The burden on children of this brokering was often invisible to outsiders. Liliana, 16, helped her landlord uncle collect rent and discuss maintenance with African-American tenants. Graciela, 13, brokered most of her housecleaner mother’s interactions with her English-speaking employers, accompanying her to work during school vacations. She also helped neighbours with interviews for new housecleaning jobs. Aurora, 16, helped neighbours pay bills and attend appointments; when neighbours’ recommendations were insufficient to find the new doctor her family needed, she successfully researched online. Once, at the emergency room, when she was too sick to broker effectively for her mother, it wasn’t until another bilingual speaker was found that she could relax. In a similar situation, Graciela’s mother had to find a Spanish-speaking janitor to assist.
Helpful technology
In a 2010 journal article, Katz notes that for low-income immigrant families, media brokering involves helping parents navigate both foreign content and unfamiliar technology. In ‘Kids in the middle’, the internet was a particularly useful tool for those who had access: it helped them check their understanding of unfamiliar terms, find local resources and use maps to get driving directions or bus information. The main impediment was lack of access when parents either financially prioritised cable TV or were fearful about online safety. And sometimes parents removed internet access as a punishment.
In a post discussing more recent research among similar families, S. Craig Watkins advises that supporting parents’ use of technology helps their children. Smartphones in particular have huge potential to ease the burden of brokering on all sides.
Helping children as they broker for their parents
Immigrants’ hopes for their children typically depend on education, yet brokering for parents, younger siblings, cousins and neighbours interfered with school. And teachers often then wrongly concluded that these children weren’t trying or didn’t care. All but one broker excelled at maths, but most struggled with language-heavy subjects like English and history in a system that expects parental involvement. The children disclosed details of their situation only to teachers who had earned their trust by demonstrating authentic caring – a clear mismatch in an environment where the reward for being a ‘good kid’ is being ignored.

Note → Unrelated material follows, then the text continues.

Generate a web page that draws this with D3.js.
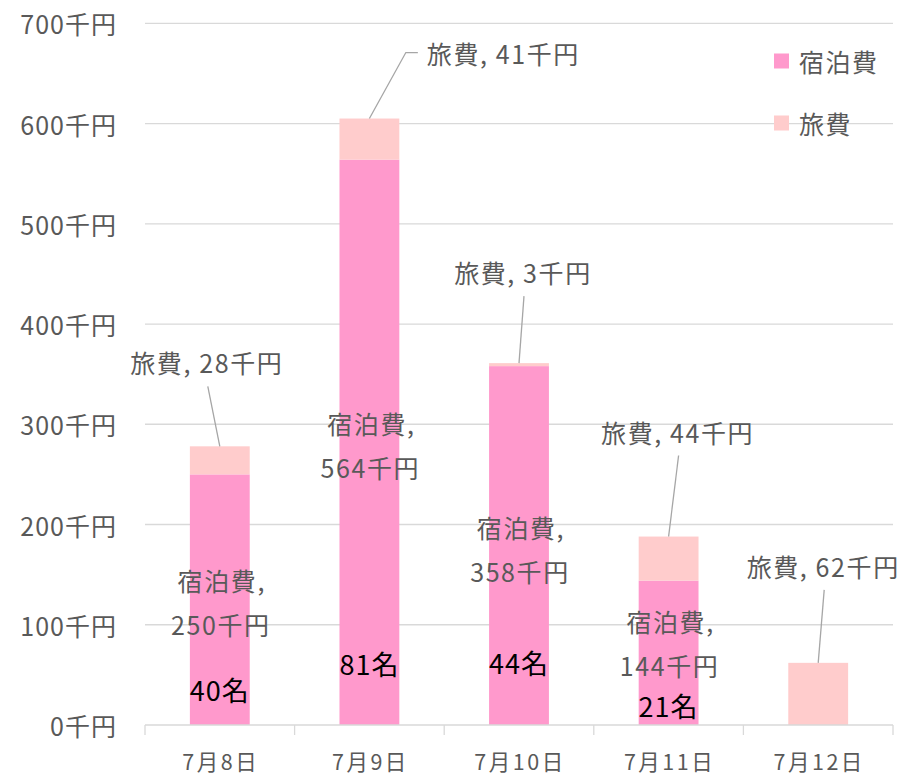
<!DOCTYPE html>
<html><head><meta charset="utf-8">
<script src="https://cdn.jsdelivr.net/npm/d3@7"></script>
<style>
html,body{margin:0;padding:0;background:#fff;}
svg{display:block;font-family:"Noto Sans CJK JP","Noto Sans",sans-serif;}
</style></head>
<body><svg id="chart" width="912" height="776"></svg>
<script>
// ---- data ----
const categories = ["7月8日","7月9日","7月10日","7月11日","7月12日"];
const lodging = [250, 564, 358, 144, 0];     // 宿泊費 (千円)
const travel  = [28, 41, 3, 44, 62];         // 旅費 (千円)
const people  = [40, 81, 44, 21, null];      // 名
const yTicks  = [0,100,200,300,400,500,600,700];
const seriesNames = ["宿泊費","旅費"];

// ---- layout (label placement offsets, px) ----
const travelLabelOffset = [[-13,-84],[134,-66],[4,-91],[9,-105],[5,-97]];
const lodgingLabelOffset = [2,3,3.5,-10,0];
const peopleLabelValue = [35,61,62,19,0];

const colors = {lodging:"#FF99CC", travel:"#FFCCCC"};
const svg = d3.select("#chart");
const x = d3.scaleBand().domain(categories).range([145,893]).paddingInner(0.6).paddingOuter(0.3);
const y = d3.scaleLinear().domain([0,700]).range([725,23.3]);
const textCol = "#595959";

// gridlines
svg.append("g").selectAll("line").data(yTicks.filter(d=>d>0)).join("line")
  .attr("x1",145).attr("x2",893).attr("y1",d=>y(d)).attr("y2",d=>y(d))
  .attr("stroke","#d9d9d9").attr("stroke-width",1.3);

// y axis labels
svg.append("g").selectAll("text").data(yTicks).join("text")
  .attr("x",117).attr("y",d=>y(d)).attr("text-anchor","end").attr("dominant-baseline","central")
  .attr("fill",textCol).attr("font-size",25).attr("letter-spacing",1)
  .text(d=>d+"千円");

// bars
const data = categories.map((c,i)=>({c,i,l:lodging[i],t:travel[i]}));
svg.append("g").selectAll("rect").data(data.filter(d=>d.l>0)).join("rect")
  .attr("x",d=>x(d.c)).attr("width",x.bandwidth())
  .attr("y",d=>y(d.l)).attr("height",d=>y(0)-y(d.l)).attr("fill",colors.lodging);
svg.append("g").selectAll("rect").data(data).join("rect")
  .attr("x",d=>x(d.c)).attr("width",x.bandwidth())
  .attr("y",d=>y(d.l+d.t)).attr("height",d=>y(d.l)-y(d.l+d.t)).attr("fill",colors.travel);

// x axis line and ticks
svg.append("line").attr("x1",145).attr("x2",893).attr("y1",y(0)).attr("y2",y(0))
  .attr("stroke","#d9d9d9").attr("stroke-width",1.3);
const bounds = d3.range(categories.length+1).map(i=>145+i*x.step());
svg.append("g").selectAll("line").data(bounds).join("line")
  .attr("x1",d=>d).attr("x2",d=>d).attr("y1",y(0)).attr("y2",y(0)+10)
  .attr("stroke","#d9d9d9").attr("stroke-width",1.3);
svg.append("g").selectAll("text").data(categories).join("text")
  .attr("x",d=>x(d)+x.bandwidth()/2+1).attr("y",760).attr("text-anchor","middle")
  .attr("dominant-baseline","central").attr("fill",textCol).attr("font-size",21.5).attr("letter-spacing",2.5)
  .text(d=>d);

// travel labels with leader lines
const cx = d=>x(d.c)+x.bandwidth()/2;
data.forEach(d=>{
  const topY = y(d.l+d.t);
  const [dx,dy] = travelLabelOffset[d.i];
  const lx = cx(d)+dx, ly = topY+dy;
  const txt = svg.append("text").attr("x",lx).attr("y",ly).attr("text-anchor","middle")
    .attr("dominant-baseline","central").attr("fill",textCol).attr("font-size",25).attr("letter-spacing",1.6)
    .text(`旅費, ${d.t}千円`);
  if (dx > 60) {
    const w = txt.node().getComputedTextLength();
    const left = lx - w/2 - 9;
    svg.append("polyline").attr("points",`${cx(d)},${topY} ${left-12},${ly} ${left},${ly}`)
      .attr("fill","none").attr("stroke","#a6a6a6").attr("stroke-width",1.3);
  } else {
    svg.append("line").attr("x1",lx+1).attr("y1",ly+24).attr("x2",cx(d)).attr("y2",topY)
      .attr("stroke","#a6a6a6").attr("stroke-width",1.3);
  }
});

// lodging labels
data.filter(d=>d.l>0).forEach(d=>{
  const my = y(d.l/2)+lodgingLabelOffset[d.i];
  const g = svg.append("text").attr("text-anchor","middle").attr("fill",textCol)
    .attr("font-size",25).attr("letter-spacing",1.6).attr("dominant-baseline","central");
  g.append("tspan").attr("x",cx(d)+2).attr("y",my-22).text("宿泊費,");
  g.append("tspan").attr("x",cx(d)+1).attr("y",my+22).text(`${d.l}千円`);
});

// people labels
data.filter(d=>people[d.i]!=null).forEach(d=>{
  svg.append("text").attr("x",cx(d)).attr("y",y(peopleLabelValue[d.i]))
    .attr("text-anchor","middle").attr("dominant-baseline","central")
    .attr("fill","#000").attr("font-size",27).attr("letter-spacing",1)
    .text(`${people[d.i]}名`);
});

// legend
const leg = svg.append("g");
[colors.lodging, colors.travel].forEach((c,i)=>{
  const yy = 61 + i*62;
  leg.append("rect").attr("x",774).attr("y",yy-7.5).attr("width",15).attr("height",15).attr("fill",c);
  leg.append("text").attr("x",799).attr("y",yy).attr("dominant-baseline","central")
    .attr("fill",textCol).attr("font-size",25).attr("letter-spacing",1.5).text(seriesNames[i]);
});
</script></body></html>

There are no simple solutions for the burden on children brokering for their parents, and banning brokering would add to these families’ struggles. Lacking the resources to provide dedicated translators, Greater Crenshaw institutions commonly pulled in Spanish-speaking staff ad hoc, but families tended to understand that these staff were being burdened.

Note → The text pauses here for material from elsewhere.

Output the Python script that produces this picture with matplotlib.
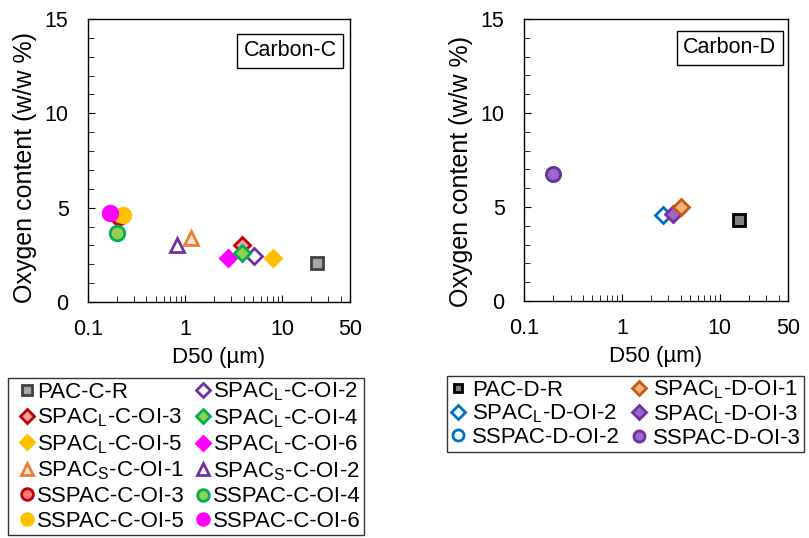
import matplotlib
matplotlib.use('Agg')
import matplotlib.pyplot as plt
from matplotlib.ticker import LogLocator, FixedLocator, NullFormatter, MultipleLocator

plt.rcParams['font.family'] = ['Liberation Sans', 'DejaVu Sans']
plt.rcParams['mathtext.fontset'] = 'custom'
plt.rcParams['mathtext.rm'] = 'Liberation Sans'
FS = 15.5

# Carbon-C data
c_labels = ['PAC-C-R', r'SPAC$_\mathregular{L}$-C-OI-2', r'SPAC$_\mathregular{L}$-C-OI-3',
            r'SPAC$_\mathregular{L}$-C-OI-4', r'SPAC$_\mathregular{L}$-C-OI-5', r'SPAC$_\mathregular{L}$-C-OI-6',
            r'SPAC$_\mathregular{S}$-C-OI-1', r'SPAC$_\mathregular{S}$-C-OI-2',
            'SSPAC-C-OI-3', 'SSPAC-C-OI-4', 'SSPAC-C-OI-5', 'SSPAC-C-OI-6']
c_d50 = [23, 5.1, 3.9, 3.9, 8.1, 2.8, 1.15, 0.83, 0.21, 0.2, 0.23, 0.17]
c_oxy = [2.05, 2.45, 3.0, 2.6, 2.35, 2.35, 3.4, 3.0, 4.5, 3.65, 4.6, 4.7]
c_mark = ['s', 'D', 'D', 'D', 'D', 'D', '^', '^', 'o', 'o', 'o', 'o']
c_face = ['#a6a6a6', 'white', '#f4a0a0', '#92d050', '#ffc000', '#ff00ff',
          '#fbe5d6', 'white', '#ff7c80', '#92d050', '#ffc000', '#ff00ff']
c_edge = ['#404040', '#7030a0', '#c00000', '#00b050', '#ffc000', '#ff00ff',
          '#ed7d31', '#7030a0', '#c00000', '#00b050', '#ffc000', '#ff00ff']

# Carbon-D data
d_labels = ['PAC-D-R', r'SPAC$_\mathregular{L}$-D-OI-1', r'SPAC$_\mathregular{L}$-D-OI-2',
            r'SPAC$_\mathregular{L}$-D-OI-3', 'SSPAC-D-OI-2', 'SSPAC-D-OI-3']
d_d50 = [15.7, 4.0, 2.65, 3.35, 0.2, 0.2]
d_oxy = [4.3, 5.0, 4.57, 4.63, 6.75, 6.75]
d_mark = ['s', 'D', 'D', 'D', 'o', 'o']
d_face = ['#808080', '#f4b183', 'white', '#9966cc', 'white', '#9e6ad0']
d_edge = ['black', '#c55a11', '#0070c0', '#7030a0', '#0070c0', '#7030a0']

fig = plt.figure(figsize=(8.09, 5.38), dpi=100)
W, H = 809, 538
ax1 = fig.add_axes([88/W, 1-302/H, 262/W, 283/H])
ax2 = fig.add_axes([524/W, 1-301/H, 264/W, 282/H])


def style(ax, name, box, lab_xy):
    ax.set_xscale('log')
    ax.set_xlim(0.1, 50)
    ax.set_ylim(0, 15)
    ax.xaxis.set_major_locator(FixedLocator([0.1, 1, 10, 50]))
    ax.xaxis.set_minor_locator(LogLocator(base=10, subs=range(2, 10)))
    ax.xaxis.set_minor_formatter(NullFormatter())
    ax.set_xticklabels(['0.1', '1', '10', '50'])
    ax.yaxis.set_major_locator(MultipleLocator(5))
    ax.yaxis.set_minor_locator(MultipleLocator(1))
    ax.tick_params(which='both', direction='in', top=False, right=False, labelsize=FS)
    ax.tick_params(which='major', length=5)
    ax.tick_params(axis='y', which='major', pad=14)
    ax.tick_params(axis='x', which='major', pad=12)
    ax.tick_params(which='minor', length=4)
    ax.set_xlabel('D50 (µm)', fontsize=16, labelpad=5)
    ax.set_ylabel('Oxygen content (w/w %)', fontsize=18)
    ax.yaxis.set_label_coords(*lab_xy)
    ax.text(box[0], box[1], name, transform=ax.transAxes, ha='right', va='top',
            fontsize=FS, bbox=dict(boxstyle='square,pad=0.3', fc='white', ec='black', lw=1))
    for s in ax.spines.values():
        s.set_linewidth(1)


style(ax1, 'Carbon-C', (0.95, 0.925), (-0.195, 0.477))
style(ax2, 'Carbon-D', (0.955, 0.935), (-0.193, 0.46))

h1 = []
for i in range(len(c_labels)):
    ms = {'s': 9, 'D': 8.5, '^': 10, 'o': 10.5}[c_mark[i]]
    h, = ax1.plot(c_d50[i], c_oxy[i], ls='none', marker=c_mark[i], ms=ms,
                  mfc=c_face[i], mec=c_edge[i], mew=2, label=c_labels[i],
                  zorder=3 + (1 if i in (2, 3) else 0))
    h1.append(h)

hd = {}
for i in [4, 5, 0, 2, 3, 1]:
    ms = {'s': 8, 'D': 8.5, 'o': 10}[d_mark[i]]
    h, = ax2.plot(d_d50[i], d_oxy[i], ls='none', marker=d_mark[i], ms=ms,
                  mfc=d_face[i], mec=d_edge[i], mew=2, label=d_labels[i])
    hd[i] = h
h2 = [hd[i] for i in range(len(d_labels))]


def rowmajor(items):
    return items[0::2] + items[1::2]


leg_kw = dict(ncol=2, fontsize=16, frameon=True, fancybox=False, edgecolor='black',
              borderpad=0.13, borderaxespad=0, markerscale=0.8)
l1 = fig.legend(rowmajor(h1), rowmajor(c_labels), loc='upper left',
                bbox_to_anchor=(8/W, 1-378/H), handlelength=1.45, handletextpad=-0.27,
                columnspacing=0.1, labelspacing=0.17, **leg_kw)
l2 = fig.legend(rowmajor(h2), rowmajor(d_labels), loc='upper left',
                bbox_to_anchor=(447/W, 1-376/H), handlelength=0.75, handletextpad=0.25,
                columnspacing=0.5, labelspacing=0.08, **leg_kw)
for l in (l1, l2):
    l.get_frame().set_linewidth(1)

fig.savefig('out.png', dpi=100)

Katz suggests that low-cost support efforts could usefully include: embedding segments on communicating effectively with doctors in health presentations made by school nurses; training teachers to appreciate the influence of students’ home lives on their schoolwork; and teaching health providers techniques for communicating more effectively to child brokers and their parents. As communities change and become more diverse, in the UK, as in the US, such efforts will become increasingly important.